What this task involves
Write every entry out again exactly, please, and skip the pictures.

-- Start Supplied records --

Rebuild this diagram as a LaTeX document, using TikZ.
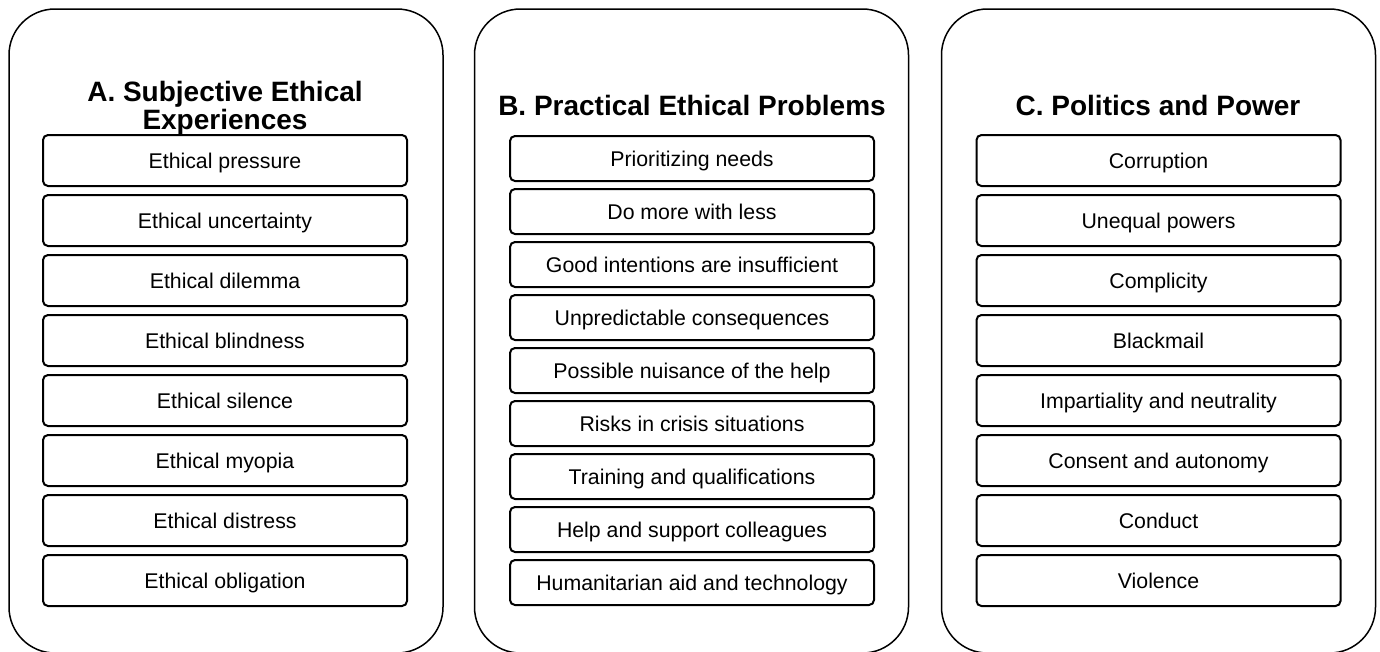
\documentclass[tikz,border=0pt]{standalone}
\usepackage{fontspec}
\setmainfont{Liberation Sans}
\begin{document}
\begin{tikzpicture}[x=1pt,y=-1pt,
  panel/.style={draw, line width=1.5pt, rounded corners=46pt, minimum width=434pt, minimum height=644pt, inner sep=0pt},
  item/.style={draw, line width=2pt, rounded corners=5pt, minimum width=364pt, inner sep=0pt,
    font=\fontsize{21.3}{24}\selectfont, text height=15.3pt, text depth=0pt},
  itemA/.style={item, minimum height=51pt},
  itemB/.style={item, minimum height=45pt},
  title/.style={font=\fontsize{28}{24.5}\selectfont\bfseries, align=center, inner sep=0pt}]
\useasboundingbox (0,0) rectangle (1380,651);
% panels
\node[panel] (pA) at (226,331) {};
\node[panel] (pB) at (691.5,331) {};
\node[panel] (pC) at (1158.5,331) {};
% titles
\node[title, anchor=north] (tA) at (225,81.5) {A. Subjective Ethical\\Experiences};
\node[title, anchor=base] (tB) at (692,115) {B. Practical Ethical Problems};
\node[title, anchor=base] (tC) at (1158,115) {C. Politics and Power};
% column A
\foreach \t [count=\i] in {Ethical pressure, Ethical uncertainty, Ethical dilemma, Ethical blindness,
  Ethical silence, Ethical myopia, Ethical distress, Ethical obligation}
  \node[itemA] (a\i) at (225,{160.5+60*(\i-1)}) {\t};
% column B
\foreach \t [count=\i] in {Prioritizing needs, Do more with less, Good intentions are insufficient,
  Unpredictable consequences, Possible nuisance of the help, Risks in crisis situations,
  Training and qualifications, Help and support colleagues, Humanitarian aid and technology}
  \node[itemB] (b\i) at (692,{158.5+53*(\i-1)}) {\t};
% column C
\foreach \t [count=\i] in {Corruption, Unequal powers, Complicity, Blackmail,
  Impartiality and neutrality, Consent and autonomy, Conduct, Violence}
  \node[itemA] (c\i) at (1158.5,{160.5+60*(\i-1)}) {\t};
\end{tikzpicture}
\end{document}
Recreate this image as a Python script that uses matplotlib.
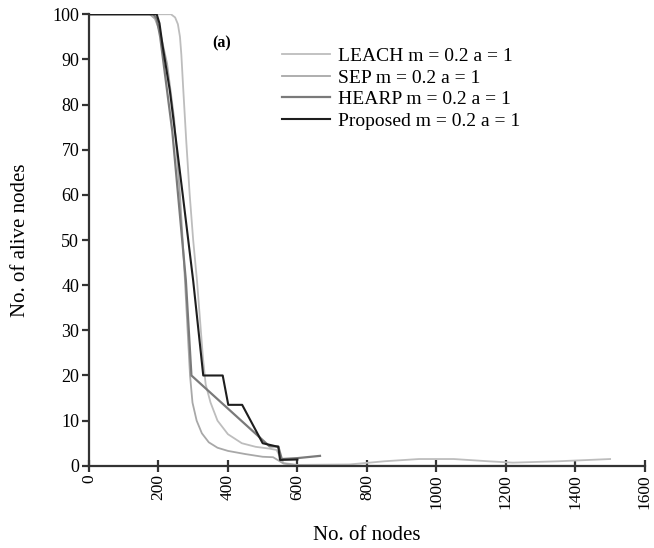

-- End Supplied records --

Result of the task
Rebuild this diagram as a LaTeX document, using TikZ.
\documentclass[tikz,border=0pt]{standalone}
\usepackage{fontspec}
\setmainfont{Liberation Sans}
\begin{document}
\begin{tikzpicture}[x=1pt,y=-1pt,
  panel/.style={draw, line width=1.5pt, rounded corners=46pt, minimum width=434pt, minimum height=644pt, inner sep=0pt},
  item/.style={draw, line width=2pt, rounded corners=5pt, minimum width=364pt, inner sep=0pt,
    font=\fontsize{21.3}{24}\selectfont, text height=15.3pt, text depth=0pt},
  itemA/.style={item, minimum height=51pt},
  itemB/.style={item, minimum height=45pt},
  title/.style={font=\fontsize{28}{24.5}\selectfont\bfseries, align=center, inner sep=0pt}]
\useasboundingbox (0,0) rectangle (1380,651);
% panels
\node[panel] (pA) at (226,331) {};
\node[panel] (pB) at (691.5,331) {};
\node[panel] (pC) at (1158.5,331) {};
% titles
\node[title, anchor=north] (tA) at (225,81.5) {A. Subjective Ethical\\Experiences};
\node[title, anchor=base] (tB) at (692,115) {B. Practical Ethical Problems};
\node[title, anchor=base] (tC) at (1158,115) {C. Politics and Power};
% column A
\foreach \t [count=\i] in {Ethical pressure, Ethical uncertainty, Ethical dilemma, Ethical blindness,
  Ethical silence, Ethical myopia, Ethical distress, Ethical obligation}
  \node[itemA] (a\i) at (225,{160.5+60*(\i-1)}) {\t};
% column B
\foreach \t [count=\i] in {Prioritizing needs, Do more with less, Good intentions are insufficient,
  Unpredictable consequences, Possible nuisance of the help, Risks in crisis situations,
  Training and qualifications, Help and support colleagues, Humanitarian aid and technology}
  \node[itemB] (b\i) at (692,{158.5+53*(\i-1)}) {\t};
% column C
\foreach \t [count=\i] in {Corruption, Unequal powers, Complicity, Blackmail,
  Impartiality and neutrality, Consent and autonomy, Conduct, Violence}
  \node[itemA] (c\i) at (1158.5,{160.5+60*(\i-1)}) {\t};
\end{tikzpicture}
\end{document}
Recreate this image as a Python script that uses matplotlib.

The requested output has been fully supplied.